Days later, during the victory ceremony for the 200 freestyle, which Sun also won following the disqualification of Danas Rapsys of Lithuania, Scott stood on the podium to receive his bronze medal, but refused to shake hands or pose for pictures with Sun. As the two were leaving the podium, Sun confronted Scott, getting within inches of his face to tell the British swimmer something to the effect of “You lose, I win.” The confrontation earned them both warnings from FINA, and the organization made a statement on medal ceremony conduct in general. Sun and Rapsys, however, were seen behaving amiably on the pool deck following the 200 freestyle.

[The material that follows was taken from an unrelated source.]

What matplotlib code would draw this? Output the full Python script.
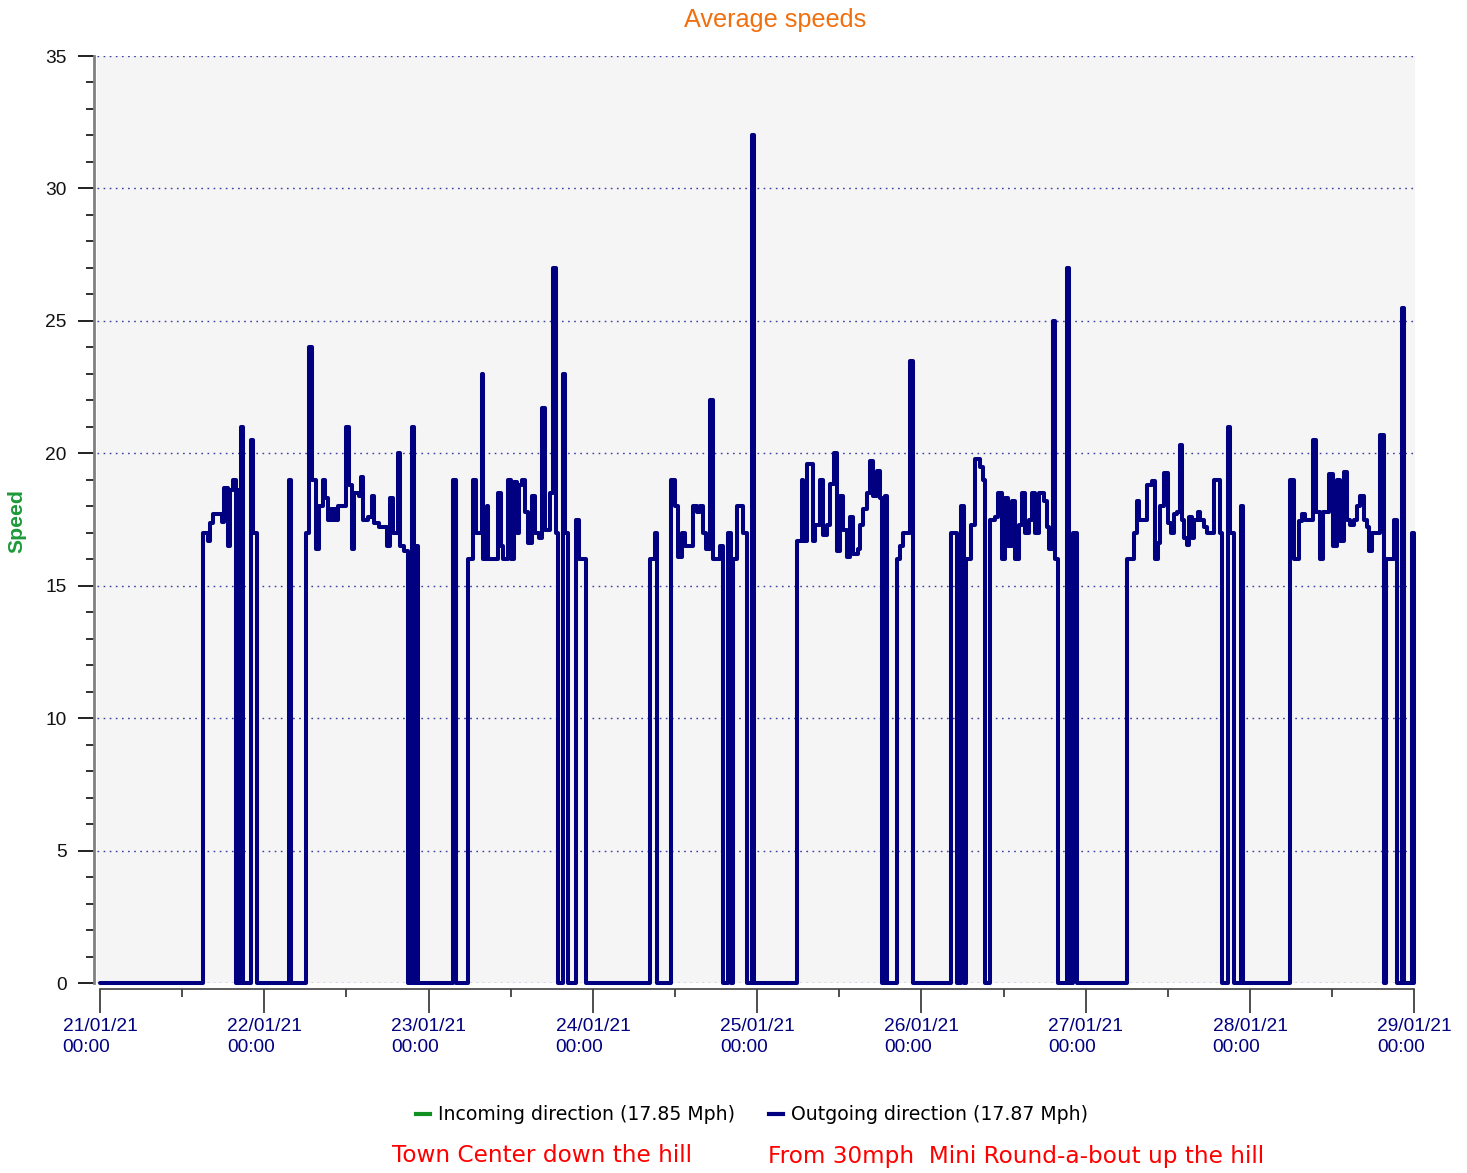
import matplotlib
matplotlib.use("Agg")
import matplotlib.pyplot as plt
import matplotlib.dates as mdates
from matplotlib.lines import Line2D
from matplotlib.ticker import MultipleLocator
import pandas as pd

# ---- data: step series (hours since 21/01/21 00:00, speed in Mph) ----
start = "2021-01-21 00:00"
hours = [
    0.0, 15.0, 15.78, 16.07, 16.55, 17.78, 18.16, 18.75, 18.99, 19.48, 19.87, 20.16, 20.45, 20.65, 20.9,
    22.0, 22.3, 22.9, 27.54, 27.9, 30.06, 30.54, 30.9, 31.6, 31.95, 32.54, 32.92, 33.31, 33.71, 33.9,
    34.19, 34.48, 34.77, 35.94, 36.34, 36.82, 37.11, 37.8, 38.14, 38.47, 39.16, 39.7, 40.03, 40.72,
    41.93, 42.37, 42.86, 43.5, 43.88, 44.42, 45.05, 45.54, 45.92, 46.17, 46.46,
    51.5, 51.95, 53.81, 54.54, 54.9, 55.77, 56.0, 56.5, 56.74, 58.2, 58.59, 58.93, 59.66, 60.05, 60.49,
    60.93, 61.27, 61.66, 62.1, 62.58, 63.12, 63.56, 64.14, 64.58, 65.02, 65.75, 66.23, 66.58, 66.96,
    67.58, 67.94, 68.43, 69.55, 69.99, 71.01,
    80.36, 81.09, 81.43, 83.43, 84.02, 84.5, 85.0, 85.48, 86.6, 87.18, 87.67, 88.06, 88.54, 89.13,
    89.52, 90.59, 90.98, 91.8, 92.2, 92.45, 93.03, 94.0, 94.49, 95.22, 95.56,
    101.8, 102.53, 102.76, 103.26, 104.13, 104.47, 105.2, 105.68, 106.18, 106.66, 107.25, 107.64,
    108.12, 108.61, 109.1, 109.59, 110.07, 110.8, 111.04, 111.53, 112.03, 112.51, 112.99, 113.49,
    113.97, 114.22, 114.7, 114.99, 116.41, 116.89, 117.37, 118.35, 118.79,
    124.3, 125.18, 125.76, 126.24, 126.54, 127.26, 127.75, 128.48, 129.06, 129.31, 130.04, 130.77,
    131.25, 131.75, 132.23, 132.71, 133.21, 133.69, 134.18, 134.67, 135.15, 135.64, 136.13, 136.62,
    137.1, 137.83, 138.33, 138.66, 139.2, 139.54, 140.02, 141.25, 141.58, 142.21, 142.71,
    149.96, 150.98, 151.47, 151.85, 152.94, 153.67, 154.05, 154.55, 154.88, 155.36, 155.95, 156.44,
    156.83, 157.32, 157.8, 158.05, 158.39, 158.78, 159.12, 159.51, 159.85, 160.33, 160.72, 161.21,
    161.7, 162.67, 163.65, 163.94, 164.72, 165.1, 165.59, 166.71, 167.0,
    173.87, 174.36, 175.09, 175.58, 176.07, 177.2, 177.67, 178.16, 178.7, 179.47, 180.11, 180.7,
    181.19, 181.67, 182.16, 182.65, 183.13, 183.62, 184.1, 184.59, 185.08, 185.32, 185.81, 187.02,
    187.51, 187.9, 188.98, 189.5, 190.2, 190.53, 191.66, 192.0,
]
speeds = [
    0, 17.0, 16.7, 17.35, 17.7, 17.4, 18.7, 16.5, 18.6, 19.0, 0, 18.6, 0, 21.0, 0,
    20.5, 17.0, 0, 19.0, 0, 17.0, 24.0, 19.0, 16.4, 18.0, 19.0, 18.3, 17.5, 17.9, 17.5,
    17.9, 17.5, 18.0, 21.0, 18.8, 16.4, 18.5, 18.4, 19.1, 17.5, 17.6, 18.4, 17.35, 17.2,
    16.5, 18.3, 17.0, 20.0, 16.5, 16.3, 0, 21.0, 0, 16.5, 0,
    19.0, 0, 16.0, 19.0, 17.0, 23.0, 16.0, 18.0, 16.0, 18.5, 16.5, 16.0, 19.0, 16.0, 18.9,
    17.0, 18.8, 19.0, 17.8, 16.6, 18.4, 17.0, 16.8, 21.7, 17.1, 18.5, 27.0, 17.0, 0,
    23.0, 17.0, 0, 17.5, 16.0, 0,
    16.0, 17.0, 0, 19.0, 18.0, 16.1, 17.0, 16.5, 18.0, 17.8, 18.0, 17.0, 16.4, 22.0,
    16.0, 16.5, 0, 17.0, 0, 16.0, 18.0, 17.0, 0, 32.0, 0,
    16.7, 19.0, 16.7, 19.6, 16.7, 17.3, 19.0, 16.9, 17.3, 18.85, 20.0, 16.3,
    18.4, 17.1, 16.1, 17.6, 16.2, 16.4, 17.3, 17.9, 18.5, 19.7, 18.4, 19.35,
    18.3, 0, 18.4, 0, 16.0, 16.5, 17.0, 23.5, 0,
    17.0, 0, 18.0, 0, 16.0, 17.3, 19.8, 19.5, 19.0, 0, 17.5, 17.6,
    18.5, 16.0, 18.3, 16.5, 18.2, 16.0, 17.3, 18.5, 17.0, 17.5, 18.5, 17.0,
    18.5, 18.2, 17.2, 16.4, 25.0, 16.0, 0, 27.0, 0, 17.0, 0,
    16.0, 17.0, 18.2, 17.5, 18.8, 18.97, 16.0, 16.6, 18.0, 19.25, 17.35, 17.0,
    17.7, 17.8, 20.3, 17.5, 16.8, 16.55, 17.6, 16.8, 17.5, 17.8, 17.5, 17.2,
    17.0, 19.0, 17.0, 0, 21.0, 17.0, 0, 18.0, 0,
    19.0, 16.0, 17.46, 17.7, 17.5, 20.5, 17.8, 16.0, 17.8, 19.2, 16.5, 19.0,
    16.7, 19.3, 17.5, 17.3, 17.5, 18.0, 18.4, 17.5, 17.2, 16.3, 17.0, 20.7,
    0, 16.0, 17.5, 0, 25.5, 0, 17.0, 0,
]

title = "Average speeds"
y_label = "Speed"
legend_labels = ["Incoming direction (17.85 Mph)", "Outgoing direction (17.87 Mph)"]
note_left = "Town Center down the hill"
note_right = "From 30mph  Mini Round-a-bout up the hill"
y_ticks = [0, 5, 10, 15, 20, 25, 30, 35]
n_days = 8

# ---- build ----
t0 = pd.Timestamp(start)
times = [t0 + pd.Timedelta(hours=h) for h in hours]
x = mdates.date2num(times)
x0 = mdates.date2num(t0)
x_end = mdates.date2num(t0 + pd.Timedelta(days=n_days))

navy = "#000080"
fig = plt.figure(figsize=(14.67, 11.73), dpi=100)
ax = fig.add_axes([97 / 1467, 1 - 983 / 1173, (1415 - 97) / 1467, (983 - 56) / 1173])
ax.set_facecolor("#f5f5f5")

ax.plot(x, speeds, drawstyle="steps-post", color=navy, lw=2.9,
        solid_joinstyle="round", solid_capstyle="round", clip_on=False, zorder=3)

ax.set_xlim(x0 - 0.44 / 24, x_end + 0.1 / 24)
ax.set_ylim(0, 35)

for v in y_ticks:
    ax.axhline(v, color="#3c3ca0", lw=1.0, ls=(0, (1.2, 3.2)), zorder=1)

ax.set_yticks(y_ticks)
ax.yaxis.set_minor_locator(MultipleLocator(1))
ax.xaxis.set_major_locator(mdates.DayLocator())
ax.xaxis.set_minor_locator(mdates.HourLocator(byhour=[12]))
ax.xaxis.set_major_formatter(mdates.DateFormatter("%d/%m/%y\n%H:%M"))

for s in ["top", "right"]:
    ax.spines[s].set_visible(False)
ax.spines["left"].set_position(("outward", 2.5))
ax.spines["left"].set_color("#808080")
ax.spines["left"].set_linewidth(2.0)
ax.spines["bottom"].set_position(("outward", 4.5))
ax.spines["bottom"].set_bounds(x0, x_end)
ax.spines["bottom"].set_color("#404040")
ax.spines["bottom"].set_linewidth(1.2)

ax.tick_params(axis="y", which="major", length=11.5, width=1.4, color="#202020",
               pad=8, labelsize=13.8, labelcolor="#111111")
ax.tick_params(axis="y", which="minor", length=5.8, width=1.4, color="#303030")
ax.tick_params(axis="x", which="major", length=17, width=1.2, color="#303030",
               pad=4, labelsize=13.8, labelcolor=navy)
ax.tick_params(axis="x", which="minor", length=6, width=1.2, color="#303030")
for lab in ax.get_yticklabels() + ax.get_xticklabels():
    lab.set_fontfamily("Liberation Sans")
for lab in ax.get_xticklabels():
    lab.set_multialignment("left")
    lab.set_linespacing(1.3)

fig.text(775 / 1467, 1 - 20 / 1173, title, ha="center", va="center",
         fontsize=18.2, color="#f07010", family="Liberation Sans")
fig.text(17 / 1467, 1 - 521 / 1173, y_label, ha="center", va="center", rotation=90,
         fontsize=15.3, fontweight="bold", color="#1e9a3a", family="Liberation Sans")

handles = [Line2D([], [], color="#109020", lw=3),
           Line2D([], [], color=navy, lw=3)]
fig.legend(handles, legend_labels, loc="center", bbox_to_anchor=(752 / 1467, 1 - 1115 / 1173),
           ncol=2, frameon=False, handlelength=0.75, handletextpad=0.4, columnspacing=1.8,
           prop={"family": "DejaVu Sans", "size": 13.6})

fig.text(392 / 1467, 1 - 1156 / 1173, note_left, ha="left", va="center",
         fontsize=16.7, color="#ff0000", family="DejaVu Sans")
fig.text(768 / 1467, 1 - 1156 / 1173, note_right, ha="left", va="center",
         fontsize=16.7, color="#ff0000", family="DejaVu Sans")

fig.savefig("out.png", dpi=100, facecolor="white")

Sun was cleared to compete at the 2019 World Championships by an independent FINA anti-doping panel despite an appeal to the Court of Arbitration of Sport over a quarrel he had with anti-doping testing officials in which he is alleged to have instructed a bodyguard to smash a vial of his own blood. Refer to the following stories for more information on Sun’s blood vial controversy:
- Daily Telegraph Unearths Full 59-page Report From 2018 Sun Blood Vial Incident
- Sun Yang Expected to Face CAS Hearing in September
- CAS Clarifies Sun Yang Hearing Timeline, Explains Inability to Expedite
- WADA Appeals to Court of Arbitration of Sport in Sun Yang Decision
- FINA Won’t ‘Consider Further Speculation and Hearsay’ About Sun Yang
- Vial of Sun Yang’s Blood Allegedly Smashed With Hammer In Drug Test Altercation
Though Phelps seems to support the outspokenness of swimmers who want to stand up to those known to have committed doping offenses, he acknowledges that in doing so, swimmers are also shifting their focus from their own goals.
“When your energy goes into that, it takes away from your swimming,” Phelps said. “I was very clear how frustrated I was that people chose to use performance-enhancing drugs instead of preparing themselves, putting in the work and putting in the training and doing what it takes to be a champion instead of taking the easy way out. But I wasn’t going to waste my time and my energy to focus on somebody else and what they were doing. That was out of my control.”
“I’m sure Shirley Babashoff didn’t want to stand up next to the East Germans to receive a silver medal,” said Phelps, paying homage to Babashoff who, at the 1976 Olympics, called out the notorious East Germans for their systematic doping.
“Nothing has changed from 40 years ago. That’s where I really, really struggle. FINA can do something about this, but they refuse to do something about this. That’s upsetting,” says Phelps.